The speed of long waves in water with circulational motions is slower when the depth is less, faster in deep water. Thus, as water comes toward a beach where the depth lessens, the waves go slower. But where the water is deeper, the waves are faster, so we get the effects of shock waves. This time, since the wave is not so simple, the shocks are much more contorted, and the wave over-curves itself, in the familiar way shown in Fig. 51–12. This is what happens when waves come into the shore, and the real complexities in nature are well revealed in such a circumstance. No one has yet been able to figure out what shape the wave should take as it breaks. It is easy enough when the waves are small, but when one gets large and breaks, then it is much more complicated.
Fig. 51–12. A water wave.
An interesting feature about capillary waves can be seen in the disturbances made by an object moving through the water. From the point of view of the object itself, the water is flowing past, and the waves which ultimately sit around it are always the waves which have just the right speed to stay still with the object in the water. Similarly, around an object in a stream, with the stream flowing by, the pattern of waves is stationary, and at just the right wavelengths to go at the same speed as the water going by. But if the group velocity is less than the phase velocity, then the disturbances propagate out backwards in the stream, because the group velocity is not quite enough to keep up with the stream. If the group velocity is faster than the velocity of the phase, the pattern of waves will appear in front of the object. If one looks closely at objects in a stream, one can see that there are little ripples in front and long “slurps” in the back.

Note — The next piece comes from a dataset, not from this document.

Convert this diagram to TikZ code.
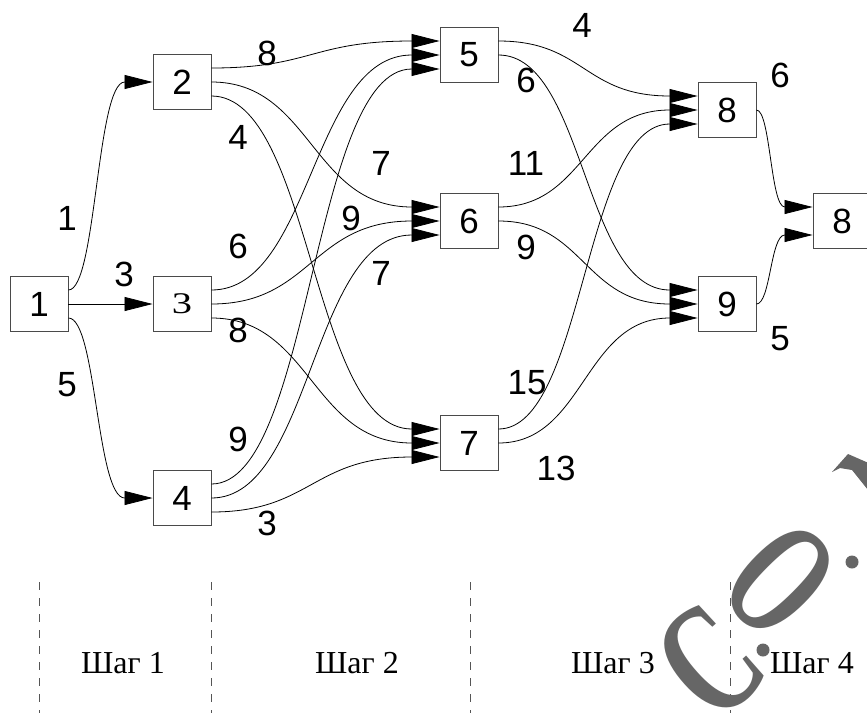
\documentclass[tikz,border=0pt]{standalone}
\usepackage{fontspec}
\usetikzlibrary{arrows.meta,calc}
\newfontfamily\arialfnt{Liberation Sans}
\newfontfamily\tmsfnt{Liberation Serif}
\definecolor{boxgray}{HTML}{4A4A4A}
\definecolor{dashgray}{HTML}{555555}
\definecolor{wmgray}{HTML}{666666}
\tikzset{
  box/.style={draw=boxgray, line width=0.9pt, minimum width=58pt, minimum height=55pt, inner sep=0pt, font=\arialfnt\fontsize{35}{40}\selectfont},
  lbl/.style={inner sep=0pt, font=\arialfnt\fontsize{35}{40}\selectfont},
  steplbl/.style={inner sep=0pt, font=\tmsfnt\fontsize{32}{36}\selectfont},
  edge/.style={draw=black, line width=0.8pt, -{Triangle[length=28pt,width=14pt]}},
  sc/.style={to path={.. controls ($(\tikztostart)+(#1,0)$) and ($(\tikztotarget)+(-#1-28,0)$) .. (\tikztotarget)}},
  divider/.style={draw=dashgray, line width=0.8pt, dash pattern=on 8pt off 8pt},
  wm/.style={text=wmgray, inner sep=0pt, transform shape, font=\tmsfnt\bfseries\fontsize{160}{165}\selectfont},
}
\begin{document}
\begin{tikzpicture}[x=1pt,y=-1pt]
\useasboundingbox (0,0) rectangle (867,713);
\clip (0,0) rectangle (867,713);
\fill[white] (0,0) rectangle (867,713);

% boxes
\node[box] (n1) at (39,304) {1};
\node[box] (n2) at (182,82) {2};
\node[box, font=\tmsfnt\fontsize{30}{33}\selectfont] (n3) at (182,304) {\scalebox{1.35}[1]{3}};
\node[box] (n4) at (182,498) {4};
\node[box] (n5) at (469,55) {5};
\node[box] (n6) at (469,221) {6};
\node[box] (n7) at (469,443) {7};
\node[box] (n8) at (727,110) {8};
\node[box] (n9) at (727,304) {9};
\node[box] (n10) at (842,221) {8};

% ports
\foreach \n in {n1,n2,n3,n4,n5,n6,n7,n8,n9,n10}{
  \coordinate (\n-ot) at ($(\n.east)+(0,-14)$);
  \coordinate (\n-om) at (\n.east);
  \coordinate (\n-ob) at ($(\n.east)+(0,14)$);
  \coordinate (\n-it) at ($(\n.west)+(0,-14)$);
  \coordinate (\n-im) at (\n.west);
  \coordinate (\n-ib) at ($(\n.west)+(0,14)$);
}

% stage 1
\draw[edge] (n1-ot) to[sc=28] (n2-im);
\draw[edge] (n1-om) -- (n3-im);
\draw[edge] (n1-ob) to[sc=28] (n4-im);
% stage 2
\draw[edge] (n2-ot) to[sc=100] (n5-it);
\draw[edge] (n2-om) to[sc=100] (n6-it);
\draw[edge] (n2-ob) to[sc=100] (n7-it);
\draw[edge] (n3-ot) to[sc=100] (n5-im);
\draw[edge] (n3-om) to[sc=100] (n6-im);
\draw[edge] (n3-ob) to[sc=100] (n7-im);
\draw[edge] (n4-ot) to[sc=100] (n5-ib);
\draw[edge] (n4-om) to[sc=100] (n6-ib);
\draw[edge] (n4-ob) to[sc=100] (n7-ib);
% stage 3
\draw[edge] (n5-ot) to[sc=86] (n8-it);
\draw[edge] (n5-om) to[sc=86] (n9-it);
\draw[edge] (n6-ot) to[sc=86] (n8-im);
\draw[edge] (n6-om) to[sc=86] (n9-im);
\draw[edge] (n7-ot) to[sc=86] (n8-ib);
\draw[edge] (n7-om) to[sc=86] (n9-ib);
% stage 4
\draw[edge] (n8-om) to[sc=14] (n10-it);
\draw[edge] (n9-om) to[sc=14] (n10-ib);

% edge weights
\node[lbl] (l12) at (67,218) {1};
\node[lbl] (l13) at (124,274) {3};
\node[lbl] (l14) at (67,385) {5};
\node[lbl] (l25) at (267,53) {8};
\node[lbl] (l27) at (238,137) {4};
\node[lbl] (l26) at (381,163) {7};
\node[lbl] (l36) at (351,218) {9};
\node[lbl] (l35) at (238,246) {6};
\node[lbl] (l46) at (381,273) {7};
\node[lbl] (l37) at (238,330) {8};
\node[lbl] (l45) at (238,439) {9};
\node[lbl] (l47) at (267,523) {3};
\node[lbl] (l58) at (582,25) {4};
\node[lbl] (l59) at (526,80) {6};
\node[lbl] (l810) at (780,75) {6};
\node[lbl] (l68) at (526,163) {11};
\node[lbl] (l69) at (526,247) {9};
\node[lbl] (l78) at (527,383) {15};
\node[lbl] (l79) at (556,468) {13};
\node[lbl] (l910) at (780,339) {5};

% stage dividers
\foreach \x in {39,211,470,730}{
  \draw[divider] (\x,582) -- (\x,713);
}
\node[steplbl] (s1) at (123,663) {Шаг 1};
\node[steplbl] (s2) at (357,663) {Шаг 2};
\node[steplbl] (s3) at (613,663) {Шаг 3};
\node[steplbl] (s4) at (812,663) {Шаг 4};

% watermark
\begin{scope}[shift={(710,661)}, rotate=42, xscale=0.68]
  \node[wm] (wmC) at (0,0) {C};
\end{scope}
\begin{scope}[shift={(781,580)}, rotate=-45, xscale=0.62, yscale=1.05]
  \node[wm] (wmO) at (0,0) {O};
\end{scope}
\fill[wmgray] (763,650) circle[radius=6.5];
\fill[wmgray] (852,562) circle[radius=6.5];
\fill[wmgray] (832,472) -- (848,454) -- (880,468) -- (880,505) -- (852,470) -- (840,468) -- cycle;
\end{tikzpicture}
\end{document}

Another interesting feature of this sort can be observed in pouring liquids. If milk is poured fast enough out of a bottle, for instance, a large number of lines can be seen crossing both ways in the outgoing stream. They are waves starting from the disturbance at the edges and running out, much like the waves about an object in a stream. There are effects from both sides which produce the crossed pattern.
We have investigated some of the interesting properties of waves and the various complications of dependence of phase velocity on wavelength, the speed of the waves on depth, and so forth, that produce the really complex, and therefore interesting, phenomena of nature.